Kurssi soveltuu ensimmäiseksi osittaisdifferentiaaliyhtälöiden kurssiksi. Muita Matematiikan ja tilastotieteen laitoksella luennoitavia osittaisdifferentiaaliyhtälöiden kursseja ovat MATS340 Osittaisdifferentiaaliyhtälöt 2 ja MATS424 Viskositeettiteoria. 

Contents

A partial differential equation (PDE) is an equation involving an unknown function of two or more variables, and its partial derivatives. Partial differential equations have numerous applications to geometry, stochastics, mathematical finance, physics and image processing.

This course gives an introduction to PDEs. We derive representation formulas for linear equations, and deal with in particular the transport, Laplace, heat and wave equations. Typical questions that arise in the theory of PDEs are existence, uniqueness, stability, and regularity. At the end of the course we look at some  examples of solving PDEs numerically using Matlab software.

This is first of the three PDE couses (others being MATS340 Osittaisdifferentiaaliyhtälöt 2 and MATS424 Viscosity theory) lectured at the math department. 

Teaching

Lectures Tue 10.15-12 and  Thu 14.15-16 at MaD380 starting Tue 10.9. Exercises Thu 12.15-14 starting Thu 19.9 at MaD380, except the last two exercises which are at a computer classroom.

Lectures and exercises:  Mikko Parviainen, MaD306.

 

Lectures

See the lecture note in the Material folder.

  1. week: Introduction of PDEs, derivation of transport equation, classifications of PDEs, Examples: minimal surface equation
  2. week: Hamilton-Jacobi equation and its connections to optimal control, first order linear equations with constant and non constant coefficients, transport equation, derivation of Laplace equation
  3. week: Examples, fundamental solution to the Laplace equation, solution to Poisson equation through the convolution, mollifiers
  4. week: Mean value property, max principle, uniqueness results, smoothness of harmonic functions, derivative estimates for harmonic functions, Liouville's theorem
  5. Harnack's inequalities, Green functions, Green function on the half space, Green function on the ball B(0,1)
  6. Green function on the ball B(0,r), eigenvalue problem, Rayleigh's principle, intro to heat equation, derivation of the fundamental solution to the heat equation
  7. Solutions to the homogenous and inhomogeneous Cauchy problems, max principles in a bounded domain
  8. Uniqueness in a bounded domain, max principle in an unbounded domain with the growth condition, uniqueness in an unbounded domain with the growth condition, uniqueness through the energy method.
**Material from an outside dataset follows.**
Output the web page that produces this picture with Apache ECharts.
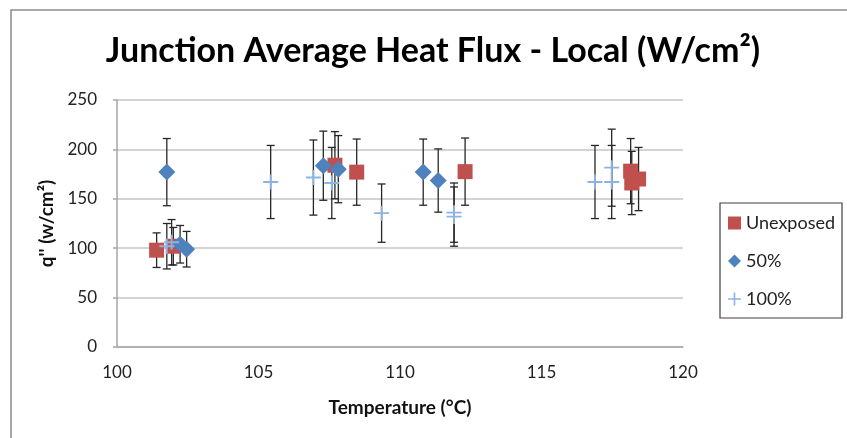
<!DOCTYPE html>
<html><head><meta charset="utf-8">
<script src="https://cdn.jsdelivr.net/npm/echarts@6/dist/echarts.min.js"></script>
<style>html,body{margin:0;padding:0;background:#fff}#c{width:847px;height:438px}</style>
</head><body><div id="c"></div>
<script>
const xTicks = [100, 105, 110, 115, 120];
const yTicks = [0, 50, 100, 150, 200, 250];
const seriesNames = ['Unexposed', '50%', '100%'];
const unexposedX = [101.40, 101.99, 107.70, 108.47, 112.30, 118.15, 118.19, 118.43];
const unexposedY = [98, 102, 184, 177, 177.5, 178, 166, 170];
const unexposedErr = [17.5, 19, 34, 33.5, 34, 33, 32, 32];
const halfX = [101.76, 102.23, 102.46, 107.29, 107.82, 110.82, 111.35];
const halfY = [177, 104, 99, 183.5, 180, 177, 168.5];
const halfErr = [34, 19, 18, 35, 34, 33.5, 32];
const fullX = [101.76, 101.93, 105.43, 106.94, 107.59, 109.35, 111.91, 111.91, 116.89, 117.48, 117.48];
const fullY = [102, 106, 167, 171.5, 166, 135.5, 136, 132, 167, 167, 181.5];
const fullErr = [23, 23, 37, 38, 36, 29.5, 30, 30, 37, 37, 39];

const FONT = 'Lato, "Open Sans", sans-serif';
const PLUS = 'path://M0,7L16,7L16,9L0,9Z M7,0L9,0L9,16L7,16Z';
const colors = ['#C0504D', '#4F81BD', '#8DB3E2'];

function zip(xs, ys, es) { return xs.map((x, i) => es ? [x, ys[i], es[i]] : [x, ys[i]]); }

function renderErr(params, api) {
  const x = api.value(0), y = api.value(1), e = api.value(2);
  const top = api.coord([x, y + e]);
  const bot = api.coord([x, y - e]);
  const w = 4;
  const st = { stroke: '#262626', lineWidth: 1.3 };
  return { type: 'group', children: [
    { type: 'line', shape: { x1: top[0], y1: top[1], x2: bot[0], y2: bot[1] }, style: st },
    { type: 'line', shape: { x1: top[0] - w, y1: top[1], x2: top[0] + w, y2: top[1] }, style: st },
    { type: 'line', shape: { x1: bot[0] - w, y1: bot[1], x2: bot[0] + w, y2: bot[1] }, style: st }
  ]};
}

function errSeries(xs, ys, es, z) {
  return { type: 'custom', name: 'err' + z, renderItem: renderErr, data: zip(xs, ys, es),
    encode: { x: 0, y: 1 }, z: z, silent: true, clip: false };
}

const chart = echarts.init(document.getElementById('c'));
chart.setOption({
  animation: false,
  backgroundColor: '#fff',
  textStyle: { fontFamily: FONT },
  grid: { left: 117, right: 164, top: 100, bottom: 91 },
  graphic: [
    { type: 'polyline', shape: { points: [[11, 438], [11, 10], [847, 10]] },
      style: { stroke: '#8c8c8c', lineWidth: 1.5, fill: null } },
    { type: 'text', x: 433, y: 51,
      style: { text: 'Junction Average Heat Flux - Local (W/cm²)', fontSize: 34, fontWeight: 'bold',
        fontFamily: FONT, fill: '#000', align: 'center', verticalAlign: 'middle' } },
    { type: 'rect', shape: { x: 720, y: 203, width: 122, height: 115 },
      style: { stroke: '#404040', lineWidth: 1.2, fill: '#fff' }, z: 0 }
  ],
  legend: {
    orient: 'vertical', left: 723, top: 209, itemGap: 20, itemWidth: 13, itemHeight: 13,
    textStyle: { fontSize: 18, fontFamily: FONT, color: '#222' },
    data: [
      { name: seriesNames[0], icon: 'rect' },
      { name: seriesNames[1], icon: 'diamond' },
      { name: seriesNames[2], icon: PLUS }
    ],
    z: 5
  },
  xAxis: {
    type: 'value', min: xTicks[0], max: xTicks[xTicks.length - 1], interval: 5,
    name: 'Temperature (°C)', nameLocation: 'middle', nameGap: 51,
    nameTextStyle: { fontSize: 19, fontWeight: 'bold', color: '#111', fontFamily: FONT },
    axisLine: { show: true, lineStyle: { color: '#a6a6a6', width: 1.5 } },
    axisTick: { show: false }, splitLine: { show: false },
    axisLabel: { fontSize: 17, color: '#222', margin: 17, fontFamily: FONT }
  },
  yAxis: {
    type: 'value', min: yTicks[0], max: yTicks[yTicks.length - 1], interval: 50,
    name: "q'' (w/cm²)", nameLocation: 'middle', nameGap: 57, nameRotate: 90,
    nameTextStyle: { fontSize: 19, fontWeight: 'bold', color: '#111', fontFamily: FONT },
    axisLine: { show: true, lineStyle: { color: '#a6a6a6', width: 1.5 } },
    axisTick: { show: true, length: 4, lineStyle: { color: '#a6a6a6', width: 1.5 } },
    splitLine: { show: true, lineStyle: { color: '#c4c4c4', width: 1.5 } },
    axisLabel: { fontSize: 17, color: '#222', margin: 20, fontFamily: FONT }
  },
  series: [
    errSeries(unexposedX, unexposedY, unexposedErr, 1),
    errSeries(halfX, halfY, halfErr, 1),
    errSeries(fullX, fullY, fullErr, 1),
    { type: 'scatter', name: seriesNames[0], data: zip(unexposedX, unexposedY), symbol: 'rect',
      symbolSize: 15, itemStyle: { color: colors[0], opacity: 1 }, z: 2 },
    { type: 'scatter', name: seriesNames[1], data: zip(halfX, halfY), symbol: 'diamond',
      symbolSize: 17, itemStyle: { color: colors[1], opacity: 1 }, z: 3 },
    { type: 'scatter', name: seriesNames[2], data: zip(fullX, fullY), symbol: PLUS,
      symbolSize: 15, itemStyle: { color: colors[2], opacity: 1 }, z: 4 }
  ]
});
</script></body></html>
Backward in time uniqueness and integral regularity was skipped! Smoothness of solutions, parabolic Harnack. Intro to wave equation, d'Alembert's formula (n=1).
  9. Reflection method, solution for wave equation in 3D (Kirchhoff's formula) and 2D, inhomogeneous problem, conservation of energy   
  10. Uniqueness by energy method for the wave equation, Fourier sums (not going into L2 theory), separation of variables, intro to Fourier transform .
  11. Fourier transform continued: convolution, Bessel potential, d'Alembert formula by Fourier transform, fundamental solution to the heat equation by Fourier transform, basic Matlab usage 
  12. Programming strategy with matlab, numerics (discretization of Laplacian in 1D and 2D), solving Laplace equation and wave equation.

Completion mode

Course exam and exercises, or alternatively final exam.

In the exercises, the exercises are denoted on the list, and one of the students works out the exercise on the board. You get points from exercises to the course exam according to the following:

35% exercises -> 1 point
....
85% exercises -> 6 points

Two last exercises are computer exercises using Matlab, which are to be returned and each exercise is graded on 0-1 scale. Participation gives you 2 points.

 

Prerequisites

Bachelor level courses in mathematics are recommended, at the minimum in particular Vector calculus 2 or equivalent.  


Exam days

Course exams on  11.12 or 19.12.

Exercises

Exercises appear in the Material folder during the course.

Material

The course follows a lecture note (see Material folder) mainly based on the beginning of 'Evans: Partial Differential Equations'.

Additional reading

  • E. DiBenedetto: Partial differential equations
  • W. Strauss: Partial differential equations. An introduction.